Exactly repeat the material, dropping every picture from the copy.
######
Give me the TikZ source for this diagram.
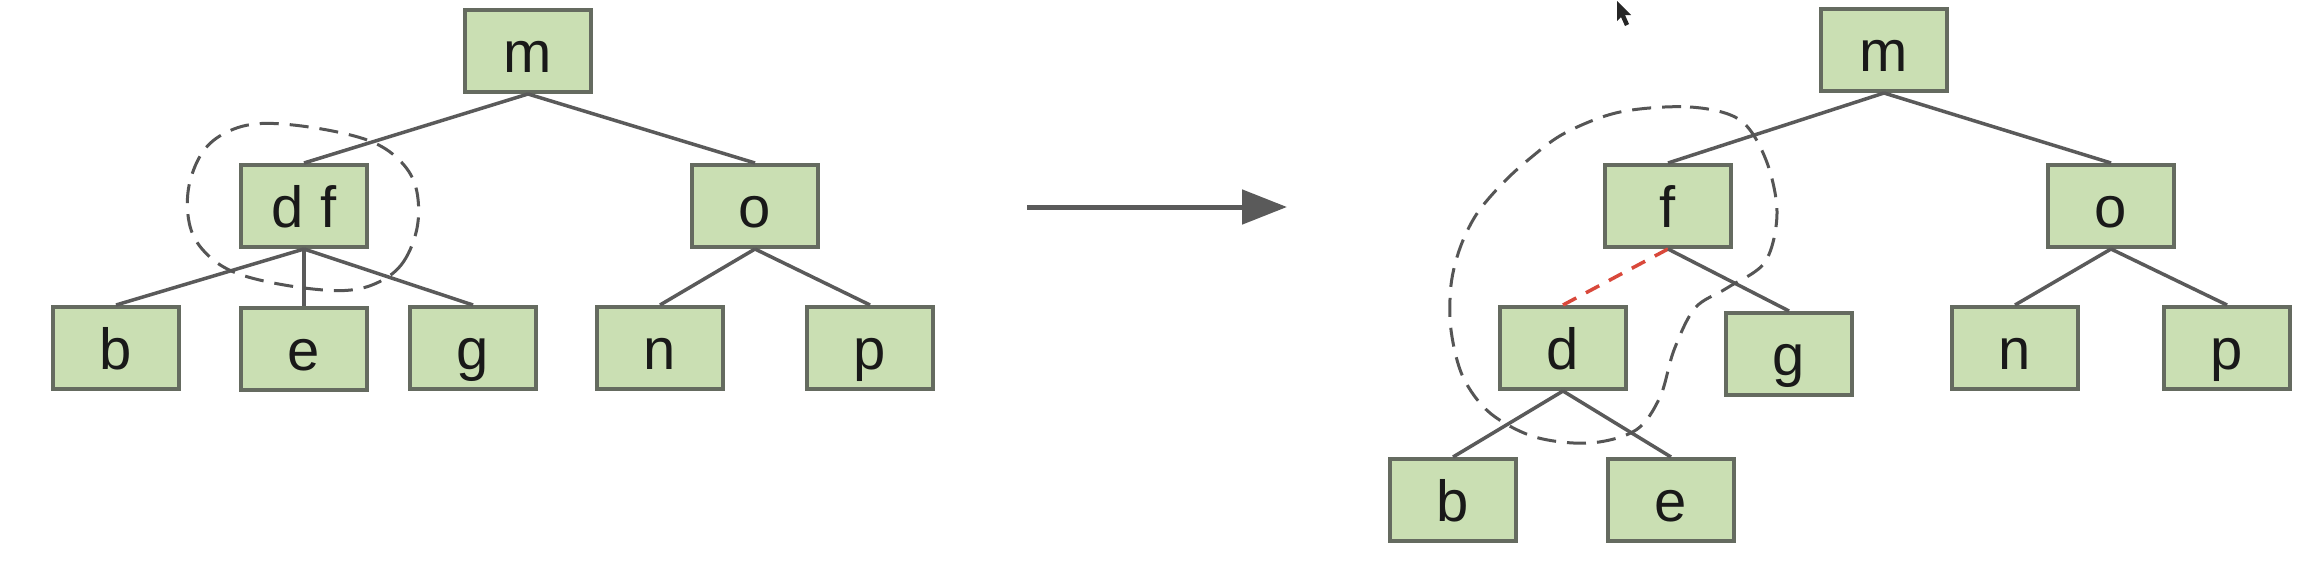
\documentclass[tikz,border=0pt]{standalone}
\usepackage{fontspec}
\setmainfont{Liberation Sans}
\usetikzlibrary{arrows.meta}
\definecolor{boxfill}{HTML}{CADFB3}
\definecolor{boxborder}{HTML}{656B60}
\definecolor{edgecol}{HTML}{5A5A5A}
\definecolor{blobcol}{HTML}{555555}
\definecolor{redcol}{HTML}{D9483B}
\tikzset{
  treebox/.style={draw=boxborder, fill=boxfill, line width=4pt,
    minimum width=126pt, minimum height=82pt, inner sep=0pt,
    font=\fontsize{58}{60}\selectfont, text=black!90,
    text height=42pt, text depth=0pt},
  treeedge/.style={draw=edgecol, line width=3.5pt},
  blob/.style={draw=blobcol, line width=3pt, dash pattern=on 19pt off 11pt},
  reddash/.style={draw=redcol, line width=3.5pt, dash pattern=on 15pt off 11pt},
  bigarrow/.style={draw=edgecol, line width=5pt, -{Triangle[length=45pt,width=34pt]}}
}
\begin{document}
\begin{tikzpicture}[x=1pt,y=-1pt]
\useasboundingbox (0,0) rectangle (2301,565);
\fill[white] (0,0) rectangle (2301,565);
% ---------- left tree ----------
\node[treebox] (m1) at (528,51) {m};
\node[treebox] (df) at (304,206) {d f};
\node[treebox] (o1) at (755,206) {o};
\node[treebox] (b1) at (116,348) {b};
\node[treebox] (e1) at (304,349) {e};
\node[treebox] (g1) at (473,348) {g};
\node[treebox] (n1) at (660,348) {n};
\node[treebox] (p1) at (870,348) {p};
\draw[treeedge] (m1.south) -- (df.north);
\draw[treeedge] (m1.south) -- (o1.north);
\draw[treeedge] (df.south) -- (b1.north);
\draw[treeedge] (df.south) -- (e1.north);
\draw[treeedge] (df.south) -- (g1.north);
\draw[treeedge] (o1.south) -- (n1.north);
\draw[treeedge] (o1.south) -- (p1.north);
\begin{scope}[shift={(303,207)}, rotate=-9]
\draw[blob] plot[smooth cycle, tension=0.6] coordinates {
  (116,0) (108,38) (87,62) (54,76) (0,80) (-54,76) (-87,62) (-108,38)
  (-116,0) (-108,-38) (-87,-62) (-54,-76) (0,-80) (54,-76) (87,-62) (108,-38)};
\end{scope}
% ---------- arrow ----------
\coordinate (a0) at (1027,207);
\coordinate (a1) at (1287,207);
\draw[bigarrow] (a0) -- (a1);
% ---------- right tree ----------
\node[treebox] (m2) at (1884,50) {m};
\node[treebox] (f2) at (1668,206) {f};
\node[treebox] (o2) at (2111,206) {o};
\node[treebox] (d2) at (1563,348) {d};
\node[treebox] (g2) at (1789,354) {g};
\node[treebox] (n2) at (2015,348) {n};
\node[treebox] (p2) at (2227,348) {p};
\node[treebox] (b2) at (1453,500) {b};
\node[treebox] (e2) at (1671,500) {e};
\draw[treeedge] (m2.south) -- (f2.north);
\draw[treeedge] (m2.south) -- (o2.north);
\draw[reddash] (f2.south) -- (d2.north);
\draw[treeedge] (f2.south) -- (g2.north);
\draw[treeedge] (o2.south) -- (n2.north);
\draw[treeedge] (o2.south) -- (p2.north);
\draw[treeedge] (d2.south) -- (b2.north);
\draw[treeedge] (d2.south) -- (e2.north);
\draw[blob] plot[smooth cycle, tension=0.55] coordinates {
  (1620,112) (1690,107) (1740,120) (1766,160) (1777,213) (1765,262)
  (1727,288) (1695,308) (1674,350) (1660,397) (1636,430) (1590,443)
  (1535,437) (1490,413) (1463,377) (1451,330) (1451,285) (1460,248)
  (1476,215) (1500,186) (1528,160) (1565,133)};
% ---------- mouse pointer ----------
\fill[black!85] (1617,1) -- (1617,21) -- (1621,17) -- (1625,26) -- (1629,24)
  -- (1625,15) -- (1631,15) -- cycle;
\end{tikzpicture}
\end{document}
######
- **Result for this exercise**:
Give me the TikZ source for this diagram.
\documentclass[tikz,border=0pt]{standalone}
\usepackage{fontspec}
\setmainfont{Liberation Sans}
\usetikzlibrary{arrows.meta}
\definecolor{boxfill}{HTML}{CADFB3}
\definecolor{boxborder}{HTML}{656B60}
\definecolor{edgecol}{HTML}{5A5A5A}
\definecolor{blobcol}{HTML}{555555}
\definecolor{redcol}{HTML}{D9483B}
\tikzset{
  treebox/.style={draw=boxborder, fill=boxfill, line width=4pt,
    minimum width=126pt, minimum height=82pt, inner sep=0pt,
    font=\fontsize{58}{60}\selectfont, text=black!90,
    text height=42pt, text depth=0pt},
  treeedge/.style={draw=edgecol, line width=3.5pt},
  blob/.style={draw=blobcol, line width=3pt, dash pattern=on 19pt off 11pt},
  reddash/.style={draw=redcol, line width=3.5pt, dash pattern=on 15pt off 11pt},
  bigarrow/.style={draw=edgecol, line width=5pt, -{Triangle[length=45pt,width=34pt]}}
}
\begin{document}
\begin{tikzpicture}[x=1pt,y=-1pt]
\useasboundingbox (0,0) rectangle (2301,565);
\fill[white] (0,0) rectangle (2301,565);
% ---------- left tree ----------
\node[treebox] (m1) at (528,51) {m};
\node[treebox] (df) at (304,206) {d f};
\node[treebox] (o1) at (755,206) {o};
\node[treebox] (b1) at (116,348) {b};
\node[treebox] (e1) at (304,349) {e};
\node[treebox] (g1) at (473,348) {g};
\node[treebox] (n1) at (660,348) {n};
\node[treebox] (p1) at (870,348) {p};
\draw[treeedge] (m1.south) -- (df.north);
\draw[treeedge] (m1.south) -- (o1.north);
\draw[treeedge] (df.south) -- (b1.north);
\draw[treeedge] (df.south) -- (e1.north);
\draw[treeedge] (df.south) -- (g1.north);
\draw[treeedge] (o1.south) -- (n1.north);
\draw[treeedge] (o1.south) -- (p1.north);
\begin{scope}[shift={(303,207)}, rotate=-9]
\draw[blob] plot[smooth cycle, tension=0.6] coordinates {
  (116,0) (108,38) (87,62) (54,76) (0,80) (-54,76) (-87,62) (-108,38)
  (-116,0) (-108,-38) (-87,-62) (-54,-76) (0,-80) (54,-76) (87,-62) (108,-38)};
\end{scope}
% ---------- arrow ----------
\coordinate (a0) at (1027,207);
\coordinate (a1) at (1287,207);
\draw[bigarrow] (a0) -- (a1);
% ---------- right tree ----------
\node[treebox] (m2) at (1884,50) {m};
\node[treebox] (f2) at (1668,206) {f};
\node[treebox] (o2) at (2111,206) {o};
\node[treebox] (d2) at (1563,348) {d};
\node[treebox] (g2) at (1789,354) {g};
\node[treebox] (n2) at (2015,348) {n};
\node[treebox] (p2) at (2227,348) {p};
\node[treebox] (b2) at (1453,500) {b};
\node[treebox] (e2) at (1671,500) {e};
\draw[treeedge] (m2.south) -- (f2.north);
\draw[treeedge] (m2.south) -- (o2.north);
\draw[reddash] (f2.south) -- (d2.north);
\draw[treeedge] (f2.south) -- (g2.north);
\draw[treeedge] (o2.south) -- (n2.north);
\draw[treeedge] (o2.south) -- (p2.north);
\draw[treeedge] (d2.south) -- (b2.north);
\draw[treeedge] (d2.south) -- (e2.north);
\draw[blob] plot[smooth cycle, tension=0.55] coordinates {
  (1620,112) (1690,107) (1740,120) (1766,160) (1777,213) (1765,262)
  (1727,288) (1695,308) (1674,350) (1660,397) (1636,430) (1590,443)
  (1535,437) (1490,413) (1463,377) (1451,330) (1451,285) (1460,248)
  (1476,215) (1500,186) (1528,160) (1565,133)};
% ---------- mouse pointer ----------
\fill[black!85] (1617,1) -- (1617,21) -- (1621,17) -- (1625,26) -- (1629,24)
  -- (1625,15) -- (1631,15) -- cycle;
\end{tikzpicture}
\end{document}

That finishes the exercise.